A mi espalda, el tipo que yo había tomado por un tratante de ganado se incorporaba insensiblemente sobre su vecina, que, al separar las rodillas, me rozaba los riñones. Estábamos todos tan apiñados, y yo me encontraba tan alerta, que supe el momento exacto de la penetración.
Anna también, estoy seguro. Su rostro tocó mi mejilla, sus cabellos, sus labios entreabiertos, pero ella no me abrazó y yo no intenté abrazarla.
Otros permanecían despiertos y debieron de darse cuenta. El movimiento del tren nos sacudía a todos. Después de cierto tiempo, el ruido de las ruedas sobre los raíles se convertía en música.
Puede que vaya a expresarme con crudeza, por inexperiencia, precisamente porque siempre he sido un hombre púdico, incluso en mis pensamientos.

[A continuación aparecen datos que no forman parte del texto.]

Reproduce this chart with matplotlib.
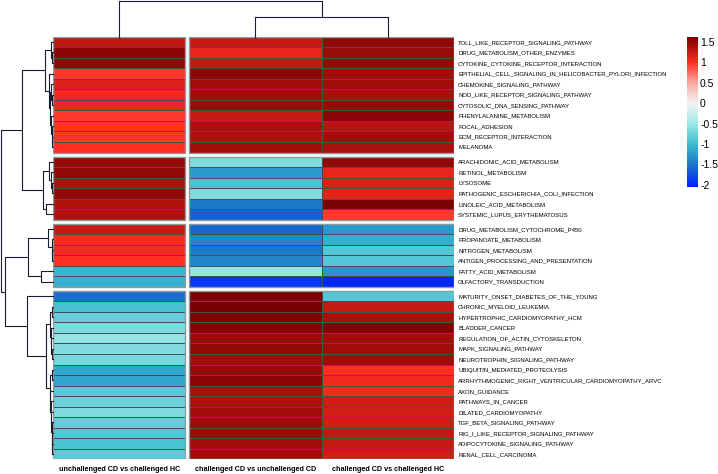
import numpy as np
import matplotlib
matplotlib.use("Agg")
import matplotlib.pyplot as plt
from matplotlib.colors import LinearSegmentedColormap, Normalize
from matplotlib.cm import ScalarMappable
from matplotlib.patches import Rectangle

plt.rcParams["font.family"] = ["Liberation Sans", "DejaVu Sans"]

pathways = [
    "TOLL_LIKE_RECEPTOR_SIGNALING_PATHWAY", "DRUG_METABOLISM_OTHER_ENZYMES",
    "CYTOKINE_CYTOKINE_RECEPTOR_INTERACTION",
    "EPITHELIAL_CELL_SIGNALING_IN_HELICOBACTER_PYLORI_INFECTION",
    "CHEMOKINE_SIGNALING_PATHWAY", "NOD_LIKE_RECEPTOR_SIGNALING_PATHWAY",
    "CYTOSOLIC_DNA_SENSING_PATHWAY", "PHENYLALANINE_METABOLISM", "FOCAL_ADHESION",
    "ECM_RECEPTOR_INTERACTION", "MELANOMA",
    "ARACHIDONIC_ACID_METABOLISM", "RETINOL_METABOLISM", "LYSOSOME",
    "PATHOGENIC_ESCHERICHIA_COLI_INFECTION", "LINOLEIC_ACID_METABOLISM",
    "SYSTEMIC_LUPUS_ERYTHEMATOSUS",
    "DRUG_METABOLISM_CYTOCHROME_P450", "PROPANOATE_METABOLISM", "NITROGEN_METABOLISM",
    "ANTIGEN_PROCESSING_AND_PRESENTATION", "FATTY_ACID_METABOLISM",
    "OLFACTORY_TRANSDUCTION",
    "MATURITY_ONSET_DIABETES_OF_THE_YOUNG", "CHRONIC_MYELOID_LEUKEMIA",
    "HYPERTROPHIC_CARDIOMYOPATHY_HCM", "BLADDER_CANCER",
    "REGULATION_OF_ACTIN_CYTOSKELETON", "MAPK_SIGNALING_PATHWAY",
    "NEUROTROPHIN_SIGNALING_PATHWAY", "UBIQUITIN_MEDIATED_PROTEOLYSIS",
    "ARRHYTHMOGENIC_RIGHT_VENTRICULAR_CARDIOMYOPATHY_ARVC", "AXON_GUIDANCE",
    "PATHWAYS_IN_CANCER", "DILATED_CARDIOMYOPATHY", "TGF_BETA_SIGNALING_PATHWAY",
    "RIG_I_LIKE_RECEPTOR_SIGNALING_PATHWAY", "ADIPOCYTOKINE_SIGNALING_PATHWAY",
    "RENAL_CELL_CARCINOMA",
]
block_sizes = [11, 6, 6, 16]

comparisons = ["unchallenged CD vs challenged HC",
               "challenged CD vs unchallenged CD",
               "challenged CD vs challenged HC"]

unchal_cd_vs_chal_hc = [
    1.30, 1.52, 1.50, 0.95, 1.15, 1.05, 1.08, 0.95, 0.98, 0.97, 1.00,
    1.48, 1.50, 1.38, 1.50, 1.35, 1.37,
    1.25, 1.02, 1.02, 0.98, -1.05, -1.08,
    -1.55, -0.95, -0.80, -0.65, -0.55, -0.65, -0.70, -1.15, -1.15, -0.85,
    -0.75, -0.65, -0.80, -0.88, -0.92, -0.82,
]
chal_cd_vs_unchal_cd = [
    1.25, 1.10, 1.27, 1.52, 1.42, 1.42, 1.45, 1.26, 1.38, 1.38, 1.42,
    -0.65, -1.25, -0.92, -0.65, -1.50, -1.65,
    -1.60, -1.40, -1.50, -1.40, -0.55, -1.90,
    1.60, 1.62, 1.58, 1.57, 1.45, 1.50, 1.42, 1.47, 1.52, 1.40,
    1.38, 1.42, 1.44, 1.46, 1.42, 1.43,
]
chal_cd_vs_chal_hc = [
    1.50, 1.45, 1.47, 1.42, 1.42, 1.40, 1.47, 1.52, 1.32, 1.42, 1.40,
    1.50, 1.10, 1.15, 1.12, 1.60, 0.95,
    -1.25, -1.10, -0.88, -0.88, -1.28, -2.00,
    -0.88, 1.25, 1.40, 1.57, 1.43, 1.42, 1.44, 1.00, 1.05, 1.05,
    1.22, 1.20, 1.23, 1.28, 1.25, 1.23,
]

# merges: (left, right, height); ids >= 39 refer to earlier merges
row_links = [
    (1, 2, 1.0), (0, 39, 2.5), (5, 6, 0.8), (4, 41, 1.8), (9, 10, 0.7),
    (8, 43, 1.4), (7, 44, 2.2), (42, 45, 3.0), (3, 46, 4.0), (40, 47, 8.0),
    (13, 14, 0.7), (12, 49, 2.0), (11, 50, 4.0), (15, 16, 7.5), (51, 52, 9.7),
    (19, 20, 0.7), (18, 54, 1.5), (17, 55, 5.0), (21, 22, 12.3), (56, 57, 24.7),
    (24, 25, 1.2), (28, 29, 0.8), (27, 60, 1.6), (26, 61, 2.4), (59, 62, 3.5),
    (30, 31, 1.5), (37, 38, 0.6), (36, 65, 1.0), (35, 66, 1.3), (34, 67, 1.7),
    (33, 68, 2.1), (32, 69, 2.6), (64, 70, 3.5), (63, 71, 7.5), (23, 72, 26.3),
    (48, 53, 31.3), (58, 73, 48.3), (74, 75, 52.5),
]
col_links = [(1, 2, 19.4), (0, 3, 36.2)]

cbar_ticks = [1.5, 1, 0.5, 0, -0.5, -1, -1.5, -2]

vmin, vmax = -2.05, 1.62
stops = [(-2.05, "#0020ff"), (-1.5, "#1c78c8"), (-1.0, "#3cbdd0"), (-0.5, "#9ee8e8"),
         (0.0, "#f4f4f2"), (0.5, "#f8a8a0"), (1.0, "#ff2e20"), (1.62, "#780000")]
cmap = LinearSegmentedColormap.from_list(
    "hm", [((v - vmin) / (vmax - vmin), c) for v, c in stops])
norm = Normalize(vmin, vmax)

data = np.column_stack([unchal_cd_vs_chal_hc, chal_cd_vs_unchal_cd, chal_cd_vs_chal_hc])

W, H = 718, 474
fig = plt.figure(figsize=(W / 100, H / 100), dpi=100)


def px_axes(x0, y0, x1, y1):
    return fig.add_axes([x0 / W, 1 - y1 / H, (x1 - x0) / W, (y1 - y0) / H])


rgap = 0.38
cgap = 0.03
col_groups = [[0], [1, 2]]
col_left = [0, 1 + cgap, 2 + cgap]
col_centers = [c + 0.5 for c in col_left]

ax = px_axes(53, 36.7, 454, 459.3)
row_centers = []
start = 0
for b, n in enumerate(block_sizes):
    y0 = start + b * rgap
    yedges = y0 + np.arange(n + 1)
    row_centers += list(y0 + np.arange(n) + 0.5)
    for grp in col_groups:
        x0 = col_left[grp[0]]
        xedges = x0 + np.arange(len(grp) + 1)
        ax.pcolormesh(xedges, yedges, data[start:start + n, grp[0]:grp[-1] + 1],
                      cmap=cmap, norm=norm, edgecolors="#475050", linewidth=0.7)
        ax.add_patch(Rectangle((x0, y0), len(grp), n, fill=False,
                               edgecolor="#8d9b9b", linewidth=1.0))
    start += n
total = sum(block_sizes) + (len(block_sizes) - 1) * rgap
ax.set_xlim(0, 3 + cgap)
ax.set_ylim(total, 0)
for s in ax.spines.values():
    s.set_visible(False)
ax.yaxis.tick_right()
ax.set_yticks(row_centers)
ax.set_yticklabels(pathways, fontsize=4.3)
ax.set_xticks(col_centers)
ax.set_xticklabels(comparisons, fontsize=5.2, fontweight="bold")
ax.tick_params(length=0, axis="y", pad=3)
ax.tick_params(length=0, axis="x", pad=5)


def draw_dendro(dax, links, leaf_pos, side):
    pos = list(leaf_pos)
    hts = [0.0] * len(leaf_pos)
    for a, b, h in links:
        pa, pb = pos[a], pos[b]
        if side == "left":
            dax.plot([hts[a], h, h, hts[b]], [pa, pa, pb, pb], color="#1c1c30",
                     lw=0.8, clip_on=False)
        else:
            dax.plot([pa, pa, pb, pb], [hts[a], h, h, hts[b]], color="#1c1c30",
                     lw=0.8, clip_on=False)
        pos.append((pa + pb) / 2)
        hts.append(h)


rax = px_axes(0, 36.7, 53, 459.3)
draw_dendro(rax, row_links, row_centers, "left")
rax.set_ylim(total, 0)
rax.set_xlim(53, 0)
rax.axis("off")

tax = px_axes(53, 0, 454, 36.7)
draw_dendro(tax, col_links, col_centers, "top")
tax.set_xlim(0, 3 + cgap)
tax.set_ylim(0, 36.7)
tax.axis("off")

cax = px_axes(687, 36.7, 698, 187)
cb = fig.colorbar(ScalarMappable(norm=norm, cmap=cmap), cax=cax, ticks=cbar_ticks)
cb.outline.set_visible(False)
cb.set_ticklabels(["1.5", "1", "0.5", "0", "-0.5", "-1", "-1.5", "-2"])
cax.tick_params(length=0, pad=1.5, labelsize=7.5)

fig.savefig("out.png", dpi=100)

No me había sublevado contra mi modo de vida. Lo había escogido. Había elaborado con paciencia un ideal que, hasta la víspera, y lo repito con toda sinceridad, me había satisfecho.
Ahora me encontraba allí, en la oscuridad, con la canción del tren, los fulgores rojos y verdes que pasaban, los hilos telegráficos y otros cuerpos tendidos en la paja. Muy cerca, al alcance de mi mano, tenía lugar lo que el abad Dubois llamaba el acto carnal.
Un cuerpo de mujer, tenso, vibrante, se apretó contra el mío, y una mano se deslizó para levantar el vestido negro y para deslizar las bragas hasta los pies, que se desprendieron de ellas con un movimiento gracioso.
Seguíamos sin abrazarnos. Era Anna quien me atraía y me hacía rodar sobre mí mismo, mientras permanecíamos en silencio como serpientes.
La respiración de Julie se hizo más entrecortada en el preciso instante en que Anna me ayudó, y bruscamente me encontré dentro de ella.
No grité, aunque estuve a punto de hacerlo. Estuve a punto de pronunciar unas palabras inconexas, de dar las gracias, de decir amor mío o incluso de quejarme, porque aquella felicidad me hacía daño. El daño de intentar alcanzar lo imposible.
Hubiera querido expresar mi ternura por aquella mujer a la que yo no conocía la víspera pero que era un ser humano, que a mis ojos se convertía en el ser humano por excelencia.
La hubiera asesinado sin darme cuenta. Mis manos se esforzaban en tomarla por completo.
—Anna…
—¡Calla!
—Te amo.
—¡Calla!
Por primera vez yo pronunciaba un «te amo» así, desde el fondo de mi ser. ¿Es posible que no la amara a ella, sino a la vida? No sé cómo decirlo: yo estaba en su vida. Me hubiera gustado quedarme allí durante horas, no pensar en otra cosa, permanecer como una planta al sol.
Nuestras bocas se encontraron, húmedas. No pensé en preguntarle, como en el transcurso de mis experiencias juveniles:
—¿Puedo?
Podía, puesto que ella no se inquietaba, puesto que no me rechazaba sino que me retenía en su interior.
Nuestros labios acabaron por separarse, al tiempo que nuestros miembros se relajaban.
—No te vayas —dijo en un susurro.
No podíamos vernos, pero me acariciaba la frente con dulzura y seguía con su mano, como un escultor, las líneas de mi rostro.
Sin alzar la voz me preguntó:
—¿Te ha gustado?
¿Me había equivocado, acaso, al pensar que había concertado una cita con el destino?